On Sunday, April 14 at 3pm, Gamelan Semara Santi will perform in Lang Concert Hall. The event is free and open to the public.
Gamelan is the traditional ensemble music of Java and Bali in Indonesia, and is made up of primarily percussive instruments. Gamelan does not use notation, and is instead memorized by members of each ensemble. Written music does exist, but only serves to preserve specific pieces. The tempo is controlled by a hand-played drum called kendhang, while other musicians play a variety of traditional Indonesian xylophones, metallophones, flutes, and gongs, as well as several bowed and plucked instruments.
Central to Gamelan music is the idea of collectivity and community; there are no solos, and while musicians do rehearse in individual sessions, emphasis is placed on group participation. Professor Tom Whitman, who co-directs the Gamelan Semara Santi along with I Nyoman Suadin and Ni Luh Kadek Kusuma Dewi, says that community is one of the things that makes Gamelan so special: “I think it creates a real sense of bond that most of us really treasure.” He says that he’s observed something that he, somewhat jokingly, calls “Gamelan ESP:” “If I’ve got four people, and not one of them could play through a pattern by themselves, when they sit down together, they transmit it to each other and somehow they’re able to do it.” Gamelan, he says, allows people to do things in a group that they couldn’t do as individuals.
Gamelan instruments carry immense significance. Most of the keyed instruments are made of bronze which, Professor Whitman says, is considered very spiritually powerful. In Indonesian culture, bronze is said to retain the spirits of every person who has owned it. “I tell them they’re joining a community of people that has been playing the same instruments for more than twenty years. I sort of feel like everyone that’s been a part of it, stays with it.”
Another important aspect of Gamelan music is the dancing that goes along with it. Professor Whitman says that one of the things he likes to tell his students is that, “to do Balinese Gamelan without also doing dance is like performing Beethoven’s 9th Symphony without the chorus – you kind of miss the point.” The upcoming performance will feature both musicians and dancers, all of whom will be dressed in traditional costumes.

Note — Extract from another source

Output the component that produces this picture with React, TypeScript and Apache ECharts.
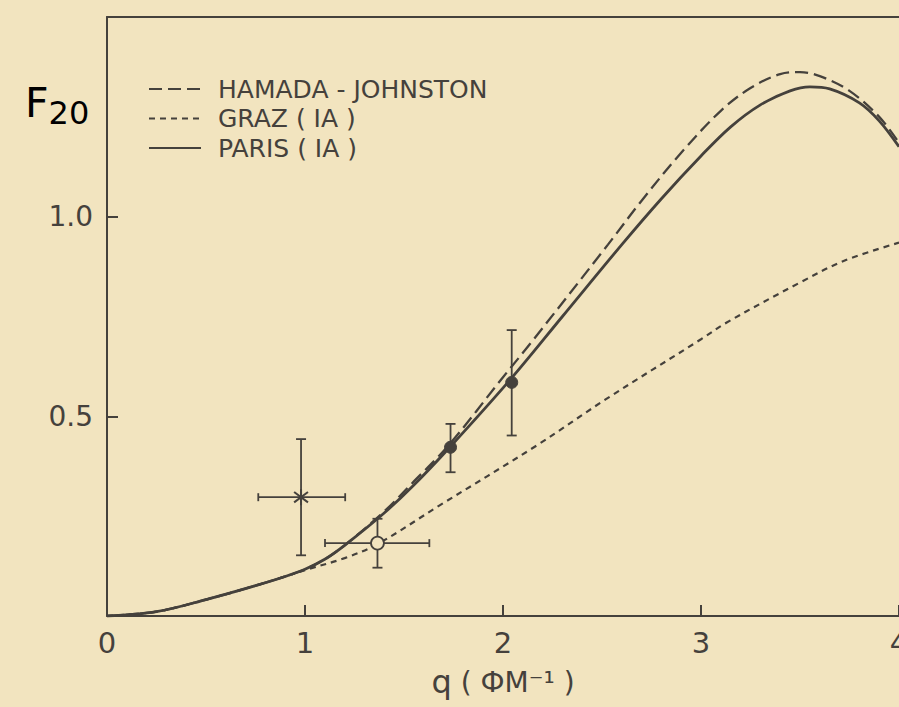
import React, { useEffect, useRef } from "react";
import * as echarts from "echarts";

const INK = "#45413c";
const PAPER = "#f2e4bf";
const FONT = "DejaVu Sans";

const legendNames = ["HAMADA - JOHNSTON", "GRAZ ( IA )", "PARIS ( IA )"];
const xAxisTitle = "{q|q} ( ФМ⁻¹ )";
const yAxisTitleMain = "F";
const yAxisTitleSub = "20";
const yTickLabels = ["0.5", "1.0"];

// HAMADA - JOHNSTON (long dashes)
const qHamada = [0, 0.25, 0.5, 0.75, 0.9, 1.0, 1.1, 1.2, 1.4, 1.55, 1.73, 2.0, 2.136, 2.53, 2.7, 2.9, 3.1, 3.25, 3.4, 3.5, 3.6, 3.75, 3.9, 4.0];
const fHamada = [0, 0.011, 0.041, 0.076, 0.099, 0.117, 0.142, 0.177, 0.262, 0.337, 0.43, 0.598, 0.681, 0.93, 1.04, 1.16, 1.265, 1.322, 1.357, 1.362, 1.352, 1.315, 1.25, 1.185];

// GRAZ (IA) (short dashes)
const qGraz = [0, 0.25, 0.5, 0.75, 0.9, 1.0, 1.2, 1.366, 1.68, 2.17, 2.52, 3.0, 3.13, 3.5, 3.72, 4.0];
const fGraz = [0, 0.011, 0.041, 0.076, 0.099, 0.115, 0.145, 0.18, 0.277, 0.427, 0.543, 0.693, 0.735, 0.835, 0.889, 0.935];

// PARIS (IA) (solid)
const qParis = [0, 0.25, 0.5, 0.75, 0.9, 1.0, 1.1, 1.2, 1.4, 1.55, 1.73, 2.04, 2.3, 2.6, 2.8, 3.0, 3.15, 3.3, 3.45, 3.55, 3.65, 3.8, 3.9, 4.0];
const fParis = [0, 0.011, 0.041, 0.076, 0.099, 0.117, 0.142, 0.177, 0.258, 0.328, 0.422, 0.594, 0.75, 0.93, 1.045, 1.152, 1.225, 1.28, 1.315, 1.325, 1.32, 1.285, 1.24, 1.175];

// experimental points
const expQ = [0.98, 1.366, 1.735, 2.044];
const expF = [0.2975, 0.1825, 0.4225, 0.585];
const expFLow = [0.152, 0.121, 0.36, 0.452];
const expFHigh = [0.443, 0.2435, 0.481, 0.716];
const expQLow = [0.764, 1.101, 1.735, 2.044];
const expQHigh = [1.203, 1.628, 1.735, 2.044];
const expMarker = [0, 1, 2, 2]; // 0 asterisk, 1 open circle, 2 filled circle

const pairs = (xs: number[], ys: number[]) => xs.map((x, i) => [x, ys[i]]);

const renderItem = (params: any, api: any) => {
  const q = api.value(0);
  const f = api.value(1);
  const c = api.coord([q, f]);
  const lo = api.coord([q, api.value(2)]);
  const hi = api.coord([q, api.value(3)]);
  const ql = api.coord([api.value(4), f]);
  const qh = api.coord([api.value(5), f]);
  const kind = api.value(6);
  const ls = { stroke: INK, lineWidth: 1.8 };
  const cap = 5;
  const ch: any[] = [];
  ch.push({ type: "line", shape: { x1: c[0], y1: lo[1], x2: c[0], y2: hi[1] }, style: ls });
  ch.push({ type: "line", shape: { x1: c[0] - cap, y1: lo[1], x2: c[0] + cap, y2: lo[1] }, style: ls });
  ch.push({ type: "line", shape: { x1: c[0] - cap, y1: hi[1], x2: c[0] + cap, y2: hi[1] }, style: ls });
  if (qh[0] - ql[0] > 1) {
    ch.push({ type: "line", shape: { x1: ql[0], y1: c[1], x2: qh[0], y2: c[1] }, style: ls });
    ch.push({ type: "line", shape: { x1: ql[0], y1: c[1] - 4, x2: ql[0], y2: c[1] + 4 }, style: ls });
    ch.push({ type: "line", shape: { x1: qh[0], y1: c[1] - 4, x2: qh[0], y2: c[1] + 4 }, style: ls });
  }
  if (kind === 0) {
    const r = 8;
    const dx = r * Math.cos(Math.PI / 6);
    const dy = r * Math.sin(Math.PI / 6) * 1.3;
    const st = { stroke: INK, lineWidth: 2 };
    ch.push({ type: "line", shape: { x1: c[0] - dx, y1: c[1] - dy, x2: c[0] + dx, y2: c[1] + dy }, style: st });
    ch.push({ type: "line", shape: { x1: c[0] - dx, y1: c[1] + dy, x2: c[0] + dx, y2: c[1] - dy }, style: st });
    ch.push({ type: "line", shape: { x1: c[0], y1: c[1] - r, x2: c[0], y2: c[1] + r }, style: st });
  } else if (kind === 1) {
    ch.push({ type: "circle", shape: { cx: c[0], cy: c[1], r: 6.5 }, style: { fill: PAPER, stroke: INK, lineWidth: 1.8 } });
  } else {
    ch.push({ type: "circle", shape: { cx: c[0], cy: c[1], r: 6 }, style: { fill: INK, stroke: INK, lineWidth: 1 } });
  }
  return { type: "group", children: ch };
};

export default function App() {
  const ref = useRef<HTMLDivElement>(null);
  useEffect(() => {
    document.body.style.margin = "0";
    document.body.style.background = PAPER;
    const chart = echarts.init(ref.current!, undefined, { renderer: "svg" });
    const axisLine = { show: true, lineStyle: { color: INK, width: 2 } };
    const option: any = {
      animation: false,
      backgroundColor: PAPER,
      grid: { left: 107, right: 0, top: 17, bottom: 91, containLabel: false, outerBoundsMode: "none" },
      legend: {
        data: legendNames,
        orient: "vertical",
        left: 148,
        top: 75,
        padding: 0,
        itemWidth: 52,
        itemHeight: 14,
        itemGap: 1.5,
        selectedMode: false,
        itemStyle: { opacity: 0 },
        textStyle: { fontFamily: FONT, fontSize: 25, color: INK, lineHeight: 28, padding: [0, 0, 0, 12] },
      },
      xAxis: [
        {
          type: "value",
          min: 0,
          max: 4,
          interval: 1,
          position: "bottom",
          axisLine,
          axisTick: { show: true, inside: true, length: 11, lineStyle: { color: INK, width: 2 } },
          splitLine: { show: false },
          axisLabel: { fontFamily: FONT, fontSize: 29, color: INK, margin: 12, showMaxLabel: true, showMinLabel: true },
          name: xAxisTitle,
          nameLocation: "middle",
          nameGap: 50,
          nameTextStyle: {
            fontFamily: FONT,
            fontSize: 28,
            color: INK,
            rich: { q: { fontFamily: FONT, fontSize: 32, color: INK } },
          },
        },
        {
          type: "value",
          min: 0,
          max: 4,
          position: "top",
          axisLine,
          axisTick: { show: false },
          axisLabel: { show: false },
          splitLine: { show: false },
        },
      ],
      yAxis: {
        type: "value",
        min: 0,
        max: 1.5,
        interval: 0.5,
        axisLine,
        axisTick: { show: true, inside: true, length: 11, lineStyle: { color: INK, width: 2 } },
        splitLine: { show: false },
        axisLabel: {
          fontFamily: FONT,
          fontSize: 28,
          color: INK,
          margin: 14,
          formatter: (v: number) => (Math.abs(v - 0.5) < 1e-6 ? yTickLabels[0] : Math.abs(v - 1) < 1e-6 ? yTickLabels[1] : ""),
        },
      },
      graphic: [
        {
          type: "text",
          left: 25,
          top: 82,
          style: {
            text: "{f|" + yAxisTitleMain + "}{s|" + yAxisTitleSub + "}",
            rich: {
              f: { fontFamily: FONT, fontSize: 41, lineHeight: 42, color: INK, verticalAlign: "bottom", padding: [0, 0, 6, 0] },
              s: { fontFamily: FONT, fontSize: 32, lineHeight: 32, color: INK, verticalAlign: "bottom" },
            },
          },
        },
      ],
      series: [
        {
          name: legendNames[0],
          type: "line",
          data: pairs(qHamada, fHamada),
          smooth: 0.35,
          symbol: "none",
          color: INK,
          lineStyle: { color: INK, width: 2.3, type: [13, 6] },
        },
        {
          name: legendNames[1],
          type: "line",
          data: pairs(qGraz, fGraz),
          smooth: 0.35,
          symbol: "none",
          color: INK,
          lineStyle: { color: INK, width: 2.2, type: [6, 5] },
        },
        {
          name: legendNames[2],
          type: "line",
          data: pairs(qParis, fParis),
          smooth: 0.35,
          symbol: "none",
          color: INK,
          lineStyle: { color: INK, width: 2.8, type: "solid" },
        },
        {
          name: "data",
          type: "custom",
          renderItem,
          encode: { x: 0, y: 1 },
          data: expQ.map((q, i) => [q, expF[i], expFLow[i], expFHigh[i], expQLow[i], expQHigh[i], expMarker[i]]),
          z: 5,
        },
      ],
    };
    chart.setOption(option);
    return () => chart.dispose();
  }, []);
  return <div ref={ref} style={{ position: "fixed", left: 0, top: 0, width: 899, height: 707, background: PAPER }} />;
}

Gamelan Semara Santi is made up mostly of Swarthmore students, but other community members have become involved as well. When asked about what one can expect from the upcoming concert, he says:“Beautiful, shimmering, bell-like sounds, great costumes, and a lot of stylistic variety. There’s a tremendously varied musical culture there [in Bali], and every one of the pieces we play sounds remarkable different from all the others.”